Porém, a maior lição que esses garotos ouvem é sobre o
seu próprio país e futuro. Fala do professor Rangel:
(...) Ustedes son
jóvenes, pero ya se debem haber dado cuenta de que muchas cosas han cambiado em
su país em los últimos tiempos... Las tentativas de acuerdos de paz, La llamada
presión internacional, todo eso no pasa solamente en el telediario, va a pasar
de verdad en su país, en sus vidas, en sus amistades... Su país está cambiando
de rumbo y eso, como siempre, tiene consecuencias. La revolución, como decia
Che Guevara, tiene muchas fases, unas más fáciles y otras más difíciles (...)
son alumnos de uma escola, y a ustedes que son nuestros amigos, que la lucha,
la revolución, nunca termina; la educación es uma batalha. Sus opciones de formación,
bien sean profesores, mecânicos, médicos, operarios, campesinos... también esa
opción es una batalha (...) Además de sentir haber cumplido nuestra misión em
Angola, además de habermos sentido privilegiados por poder ayudar a nuestros
hermanos angoleños em la lucha por el poder popular, volvemos alegres a nuestra
pátria sabiendo que Angola tiene jóvenes, en su mayoría, tan empeñados en la
causa revolucionaria, porque la causa revolucionaria, sobre todo, es el
progreso. Angola está dando los primeiros pasos en outra dirección, pero puede
ser una buena direción, todo depende de los hombres, de sus corazones, de la
firmeza com que luchen por sus ideales, de la simplicidad que pongan em sus
acciones, Del respeto que sientan por los compañeros... Angola ya es uma gran
nación y va a crecer más (...) que realmente los niños son las flores de la
Humaniadad! Nunca olviden eso... (p.111 - 113).

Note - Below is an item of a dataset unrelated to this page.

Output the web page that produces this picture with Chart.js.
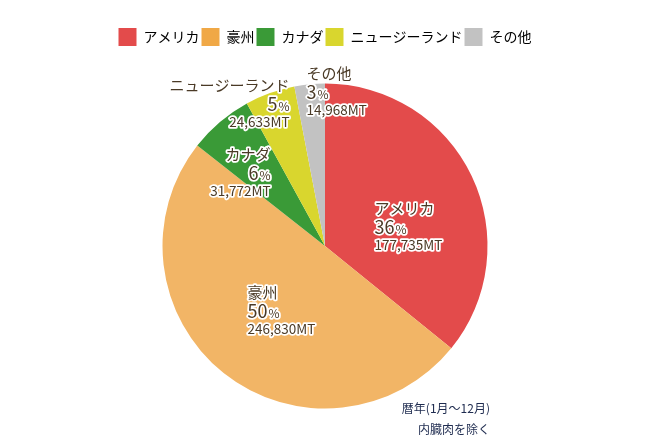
<!DOCTYPE html>
<html lang="ja">
<head>
    <meta charset="UTF-8">
    <title>牛肉輸入量</title>
    <script src="https://cdn.jsdelivr.net/npm/chart.js"></script>
<style>
        html, body {
            margin: 0;
            padding: 0;
            background-color: #ffffff;
        }
        .wrap {
            position: relative;
            width: 650px;
            height: 440px;
        }
    </style>
</head>
<body>
    <div class="wrap">
        <canvas id="chart"></canvas>
    </div>

    <script>
        // データ
        const categories = ["アメリカ", "豪州", "カナダ", "ニュージーランド", "その他"];
        const volumes = [177735, 246830, 31772, 24633, 14968];
        const unit = "MT";
        const notes = ["暦年(1月〜12月)", "内臓肉を除く"];

        const sliceColors = ["#e34b4b", "#f2b566", "#3a9a37", "#d9d62e", "#c2c2c2"];
        const legendColors = ["#e34b4b", "#f0a846", "#3a9a37", "#d9d62e", "#c2c2c2"];

        // ラベル位置 (円の中心からの半径比) と揃え
        const labelPos = [
            { dx: 0.305, dy: -0.194, align: 'left' },
            { dx: -0.477, dy: 0.317, align: 'left' },
            { dx: -0.335, dy: -0.532, align: 'right' },
            { dx: -0.218, dy: -0.951, align: 'right' },
            { dx: -0.114, dy: -1.025, align: 'left' }
        ];

        const fontFamily = '"Noto Sans CJK JP", "Noto Sans", sans-serif';
        const total = volumes.reduce((a, b) => a + b, 0);

        function drawText(ctx, text, x, y, font) {
            ctx.font = font;
            ctx.strokeText(text, x, y);
            ctx.fillText(text, x, y);
        }

        const sliceLabels = {
            id: 'sliceLabels',
            afterDatasetsDraw(chart) {
                const ctx = chart.ctx;
                const arcs = chart.getDatasetMeta(0).data;
                ctx.save();
                ctx.textBaseline = 'alphabetic';
                ctx.lineJoin = 'round';
                ctx.lineWidth = 3.5;
                ctx.strokeStyle = '#ffffff';
                ctx.fillStyle = '#4a3a26';
                arcs.forEach((arc, i) => {
                    const r = arc.outerRadius;
                    const p = labelPos[i];
                    const x = arc.x + p.dx * r;
                    const y = arc.y + p.dy * r;
                    const right = p.align === 'right';
                    ctx.textAlign = p.align;

                    drawText(ctx, categories[i], x, y, '15px ' + fontFamily);

                    // パーセント
                    const num = String(Math.round(volumes[i] / total * 100));
                    const numFont = '18px ' + fontFamily;
                    const pctFont = '12px ' + fontFamily;
                    ctx.font = numFont;
                    const wNum = ctx.measureText(num).width;
                    ctx.font = pctFont;
                    const wPct = ctx.measureText('%').width;
                    ctx.textAlign = 'left';
                    const sx = right ? x - wNum - wPct - 1 : x;
                    drawText(ctx, num, sx, y + 20, numFont);
                    drawText(ctx, '%', sx + wNum + 1, y + 20, pctFont);
                    ctx.textAlign = p.align;

                    const val = volumes[i].toLocaleString('en-US') + unit;
                    drawText(ctx, val, x, y + 36, '13.5px ' + fontFamily);
                });

                // 注記
                const a0 = arcs[0];
                ctx.textAlign = 'right';
                ctx.fillStyle = '#1e2b4f';
                ctx.font = '12px ' + fontFamily;
                ctx.fillText(notes[0], a0.x + a0.outerRadius * 1.015, a0.y + a0.outerRadius * 1.03);
                ctx.fillText(notes[1], a0.x + a0.outerRadius * 1.015, a0.y + a0.outerRadius * 1.03 + 21);
                ctx.restore();
            }
        };

        const chart = new Chart(document.getElementById('chart').getContext('2d'), {
            type: 'pie',
            data: {
                labels: categories,
                datasets: [{
                    data: volumes,
                    backgroundColor: sliceColors,
                    borderWidth: 0,
                    hoverOffset: 0
                }]
            },
            options: {
                responsive: true,
                maintainAspectRatio: false,
                animation: false,
                radius: 162.5,
                layout: {
                    padding: { top: 26, bottom: 4, left: 0, right: 0 }
                },
                plugins: {
                    legend: {
                        position: 'top',
                        labels: {
                            boxWidth: 18,
                            boxHeight: 18,
                            padding: 2,
                            color: '#333333',
                            font: { family: fontFamily, size: 14 },
                            generateLabels: (c) => categories.map((name, i) => ({
                                text: name,
                                fillStyle: legendColors[i],
                                strokeStyle: legendColors[i],
                                lineWidth: 0,
                                hidden: false,
                                index: i
                            }))
                        }
                    },
                    tooltip: { enabled: false }
                }
            },
            plugins: [sliceLabels]
        });
    </script>
</body>
</html>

É um capítulo de despedidas: a tia Dada volta para
Portugal, as aulas acabam, alguns alunos se mudam, os professores voltam para
Cuba, um dos personagens próximos ao protagonista morre e, também, a guerra
civil termina. Tudo isso é captado e descrito liricamente por Ndalu, de forma
simples e poética, cheia de imagens, sinestesias e reflexões.
Enfim, Bom dia
camaradas é um excelente livro, que se propõe a mostrar a África e a Angola
de uma forma diferente da que é mostrada na mídia (somente a pobreza). É um
texto que mostra as necessidades do país, a guerra, a violência e o
autoritarismo, mas mostra a luta, a busca por identidade, a mudança, a ingenuidade
e a esperança do povo; um bom dia através
das crianças. É uma obra recomendada a todos os interessados em Literatura (não
especificamente a Africana de expressões portuguesas), que buscam conhecer e
aprender sobre outras culturas, agora sim, especificamente, a africana (que,
aliás, tem muito a ver com a brasileira).
Ndalu de Almeida, mais conhecido como Ondjaki, é um sociólogo,
poeta e escritor angolano, nascido em 1977. Vencedor de vários prêmios
literários, entre as suas maiores obras estão Os da minha rua (2007) e Os
transparentes (2012). Atualmente, mora no Rio de Janeiro.
Antônio Carlos da Silva Siqueira Júnior é estudante do
curso de Letras, em IESA, Santo André – SP.